Let’s start with the Interview:


  1. Greet your interviewer or employer first instead of waiting for a hello or good morning from his end.
  2. Use professional greetings like Good morning or Good afternoon instead of Hi or Hello.
  3. Sit straight and do not lean on the chair or table.
  4. There should be a smile on your face and be optimistic. Always bear a positive approach to almost everything.
  5. Use proper English during the interview and avoid using unprofessional language.
  6. Avoid verbal blunders that could cost you the job like : YEAH instead of YES, GONNA or WANNA instead of GOING TO or WANT TO, AKSED instead of ASKED, AIN’T instead of ISN’T, DON’T instead of DOESN’T, HOW IS YOU instead of HOW ARE YOU, CV instead of RESUME, THANKS instead of THANKYOU, NOPE instead of NO etc.
  7. You should be heard clearly instead of being loud.
  8. Answer all the questions confidently and don’t look confused.
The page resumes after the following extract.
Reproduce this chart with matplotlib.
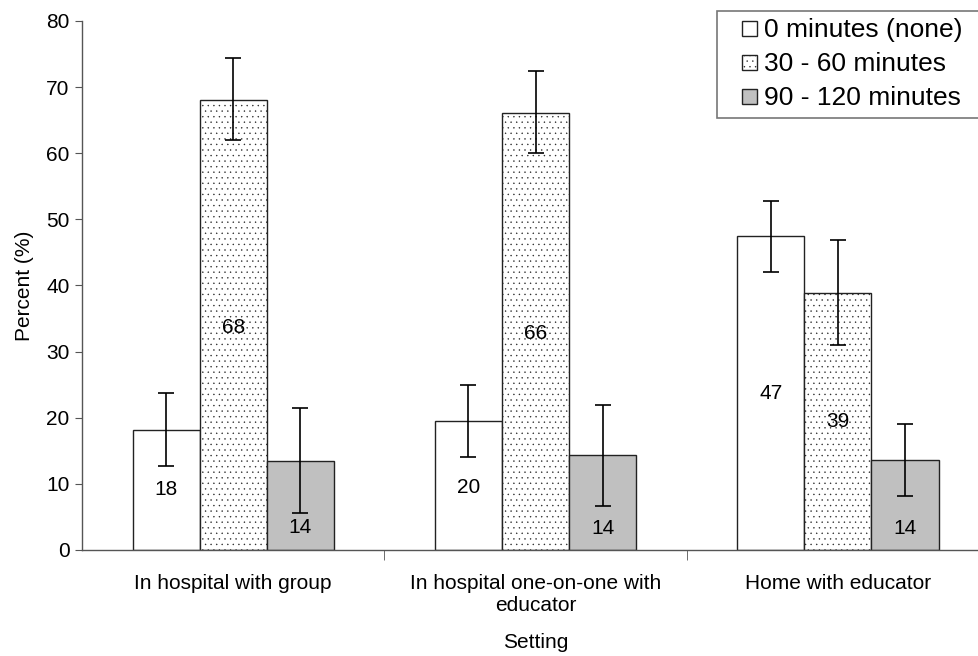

If you don’t know the answer simply say – “I DON’T KNOW”.
  9. When you speak look straight in to the eyes of the interviewer and sound like a grown-up professional adult.
  10. Do not make too many gestures with your face and hands.
  11. During an interview you need to be the person that you think the company wants to hire.
  12. Here are some examples of the questions on how they should be answered:
Answer: “I don’t own my own car, but I’ve made arrangements to get to work.” Or “Yes, I have my own transport.”

Why do you want to work for this company?

Answer: “I am looking for a career more than a job. I’ve read some great things about this company and based on the job description I believe that my skills and experience will be a good fit.

Why did you leave your last job?

Answer: “There wasn’t any scope for growth in my last position”

What are your strengths and weaknesses?

Answer: “Funny you should ask, I guess my weakness could also be considered my strength. I’ve been accused of being too organized. I like to have everything in it’s place, I like to complete a task, follow it through to make sure it’s completed, then file all of the paperwork appropriately before I leave for the day”


THE MOST IMPORTANT PART OF THE INTERVIEW… and the part that most people don’t take advantage of the part where they ask: Do you have any questions for me?


This is where you can out-stand the rest. All you need to do is check out the company online, to get a little information and figure out some questions to ask. Here are some examples:
  1. Is this a new position or has someone recently left, leaving his position available. (if they left, and the interviewer doesn’t say why… then say: May I ask why they left?)
  2. How many employees work at this location?
  3. Who would I be working with?
  4. I noticed online that your company has several locations, is the position for this location?


IMPORTANT– don’t ask about Salary or Holidays. These questions can be asked when you are offered the job. AND if they ask you what you are expecting to earn… give them a range. There is no reason to bid against yourself. Unless you already know exactly how high they are willing to go… give them a range… and when you are offered the job, you can discuss the specifics.